At the same time, advertisers today are facing very unpleasant realities in conventional
advertising space. More specifically: 1) the proliferation of cable channels and attendant
"channel surfing" during commercials breaks; 2) consumer habits of taping shows and
then fast-forwarding through commercials during playback; 3) new hard-disk TV
recorders that can scan out commercials.
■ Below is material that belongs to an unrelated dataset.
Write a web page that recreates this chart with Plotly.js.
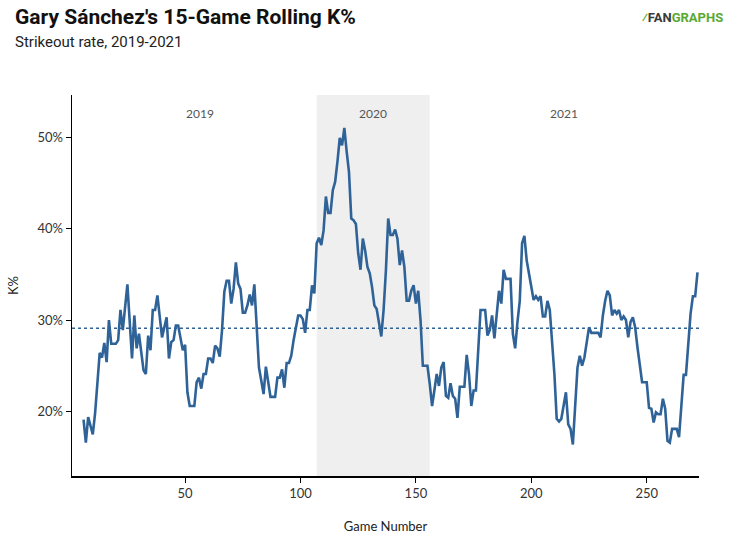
<!DOCTYPE html>
<html>
<head>
<meta charset="utf-8">
<script src="https://cdn.plot.ly/plotly-3.0.1.min.js"></script>
<style>
  html, body { margin: 0; padding: 0; background: #fff; }
  #chart { width: 730px; height: 535px; }
</style>
</head>
<body>
<div id="chart"></div>
<script>
// game number (x) and 15-game rolling K% (y)
var games = [
  6,7,8,10,11,13,14,15,16,17,
  18,20,21,22,23,25,27,28,29,30,
  32,33,34,35,36,37,38,40,42,43,
  44,45,46,47,49,50,51,52,54,55,
  56,57,58,59,60,61,62,63,64,65,
  66,67,68,69,70,71,72,73,74,75,
  76,77,78,79,80,81,82,83,84,85,
  86,87,89,90,91,92,93,94,95,96,
  97,99,100,101,102,103,104,105,106,107,
  108,109,110,111,112,113,114,115,116,117,
  118,119,120,121,122,123,124,125,126,127,
  128,129,130,131,132,133,135,136,137,138,
  139,140,141,142,143,144,145,146,147,148,
  149,150,151,152,153,155,156,157,158,159,
  160,161,162,163,164,165,166,167,168,169,
  171,172,173,174,175,176,177,178,180,181,
  182,183,184,185,186,187,188,189,191,192,
  193,194,195,196,197,198,199,201,202,203,
  204,205,206,207,208,209,210,211,212,213,
  215,216,217,218,219,220,221,222,223,224,
  225,226,229,230,231,232,233,234,235,236,
  237,238,239,240,241,242,243,244,245,246,
  247,248,250,251,252,253,254,255,256,257,
  258,259,260,261,263,264,265,266,267,268,
  269,270,271,272
];
var kPct = [
  19.1,16.6,19.4,17.5,19.8,26.4,25.9,27.5,25.4,30.0,
  27.4,27.4,27.8,31.1,28.9,33.9,25.8,30.5,26.9,28.5,
  24.5,24.1,28.3,26.7,31.1,31.1,32.7,28.1,30.3,25.8,
  27.6,27.8,29.4,29.4,26.7,27.3,22.1,20.6,20.6,23.2,
  23.7,22.5,24.1,24.1,25.8,25.8,25.3,27.2,26.9,26.0,
  28.9,33.1,34.3,34.3,31.8,33.4,36.3,34.0,33.4,30.8,
  30.8,31.6,32.8,31.6,33.9,29.6,24.8,23.4,21.9,24.9,
  23.0,21.6,21.6,23.7,23.7,24.6,22.6,25.3,25.3,26.1,
  27.8,30.5,30.5,30.1,28.6,31.1,31.1,33.8,32.9,38.4,
  39.0,38.2,39.8,43.5,41.7,41.7,44.2,45.1,47.3,49.9,
  49.1,51.0,48.4,46.2,41.1,40.9,40.5,37.3,35.5,38.9,
  37.6,35.8,35.1,33.6,31.6,31.2,28.2,31.1,35.4,41.1,
  39.3,39.3,39.9,38.9,36.0,37.6,35.8,32.1,32.1,33.2,
  33.8,31.8,33.2,30.0,25.0,25.0,23.0,20.6,22.3,24.1,
  22.8,24.8,25.4,21.7,21.5,23.1,21.7,21.4,19.3,22.7,
  22.7,26.2,24.1,20.6,22.3,22.3,26.7,31.1,31.1,28.3,
  28.9,30.5,28.0,30.3,33.2,31.8,35.5,34.5,34.5,28.5,
  26.9,29.8,32.1,38.4,39.2,36.5,34.9,32.2,32.6,32.2,
  32.6,30.4,30.4,32.1,31.1,27.4,24.1,19.2,18.9,19.2,
  22.1,18.6,18.1,16.4,20.3,24.8,26.1,25.0,25.9,27.4,
  29.2,28.6,28.6,28.1,30.5,32.1,33.2,32.7,30.5,31.1,
  30.7,31.1,30.0,30.4,30.0,28.1,29.8,30.3,29.2,27.0,
  25.2,23.2,23.2,20.4,20.3,18.8,19.9,19.7,19.7,21.4,
  20.3,16.8,16.6,18.1,18.1,17.2,20.6,24.0,24.0,27.0,
  30.7,32.6,32.6,35.2
];
var avgK = 29.1;

var seasons = ['2019', '2020', '2021'];
var seasonMid = [56.5, 131.5, 214];
var season2020 = [107, 156];

var xTicks = [50, 100, 150, 200, 250];
var yTicks = [20, 30, 40, 50];
var yTickText = yTicks.map(function (v) { return v + '%'; });

var lineBlue = '#2f6398';
var tickFont = { family: 'Lato, "Open Sans", sans-serif', size: 13, color: '#333' };

var trace = {
  x: games,
  y: kPct,
  type: 'scatter',
  mode: 'lines',
  line: { color: lineBlue, width: 2.6 },
  hoverinfo: 'x+y'
};

var annos = seasons.map(function (s, i) {
  return {
    text: s, x: seasonMid[i], xref: 'x', y: 1, yref: 'paper',
    yanchor: 'top', yshift: -9, showarrow: false,
    font: { family: 'Lato, sans-serif', size: 12, color: '#555' }
  };
});

annos.push({
  text: "Gary Sánchez's 15-Game Rolling K%",
  xref: 'paper', yref: 'paper', x: -0.0946, y: 1.2046,
  xanchor: 'left', yanchor: 'middle', showarrow: false,
  font: { family: 'Roboto, sans-serif', size: 21, color: '#111', weight: 'bold' }
});
annos.push({
  text: 'Strikeout rate, 2019-2021',
  xref: 'paper', yref: 'paper', x: -0.0946, y: 1.139,
  xanchor: 'left', yanchor: 'middle', showarrow: false,
  font: { family: 'Roboto, sans-serif', size: 15, color: '#222' }
});
annos.push({
  text: '<b><span style="color:#5aa832">⁄</span><span style="color:#3a3a3a">FAN</span><span style="color:#5aa832">GRAPHS</span></b>',
  xref: 'paper', yref: 'paper', x: 1.041, y: 1.2046,
  xanchor: 'right', yanchor: 'middle', showarrow: false,
  font: { family: 'Roboto, sans-serif', size: 13 }
});

var layout = {
  width: 730,
  height: 535,
  margin: { l: 72, r: 31, t: 95, b: 59 },
  paper_bgcolor: '#fff',
  plot_bgcolor: '#fff',
  showlegend: false,
  xaxis: {
    range: [1, 272.65],
    tickmode: 'array',
    tickvals: xTicks,
    ticks: 'outside', ticklen: 5, tickcolor: '#000', tickwidth: 1,
    showline: true, linecolor: '#000', linewidth: 1.5,
    showgrid: false, zeroline: false,
    tickfont: tickFont,
    title: { text: 'Game Number', font: { family: 'Lato, sans-serif', size: 13, color: '#222' }, standoff: 22 }
  },
  yaxis: {
    range: [12.95, 54.6],
    tickmode: 'array',
    tickvals: yTicks,
    ticktext: yTickText,
    ticks: 'outside', ticklen: 5, tickcolor: '#000', tickwidth: 1,
    showline: true, linecolor: '#000', linewidth: 1.5,
    showgrid: false, zeroline: false,
    tickfont: tickFont,
    title: { text: 'K%', font: { family: 'Lato, sans-serif', size: 13, color: '#222' }, standoff: 16 }
  },
  shapes: [
    {
      type: 'rect', xref: 'x', yref: 'paper',
      x0: season2020[0], x1: season2020[1], y0: 0, y1: 1,
      fillcolor: '#efefef', line: { width: 0 }, layer: 'below'
    },
    {
      type: 'line', xref: 'paper', yref: 'y',
      x0: 0, x1: 1, y0: avgK, y1: avgK,
      line: { color: lineBlue, width: 1.6, dash: 'dot' }, layer: 'below'
    }
  ],
  annotations: annos
};

Plotly.newPlot('chart', [trace], layout, { displayModeBar: false, staticPlot: true });
</script>
</body>
</html>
Further, Internet banner ads have hit new lows
in responses.
On this description, the idea behind the invention is specific to the problem of the Internet, and the basic idea is that “upon logging on to an Internet web site where intellectual property products, such as musical composition or written articles, are for sale via download, a consumer may choose to obtain the right to download selected intellectual property products ('IP products') by viewing or participating in an advertiser's message or commercial, rather than by paying for the intellectual property products with cash or credit card.” If that idea is described at that level, then it appears to be preempted.
But according to the Federal Circuit, “The abstract idea at the heart of the ’545 patent, which the district court properly identified, is ‘us[ing] advertising as an exchange or currency.’” Described at this higher level of generality, the idea is clearly not preempted, because, as Rader CJ emphasized, the claim is tied in many ways to an Internet implementation.
Whether the USSC will view an Internet implementation as “meaningful” post-solution activity remains to be seen. But for the time being at least, it seems that the key to getting business method patents in the US will be to describe the basic idea at a high level of generality, so that the application in the patent is a specific instance of that idea.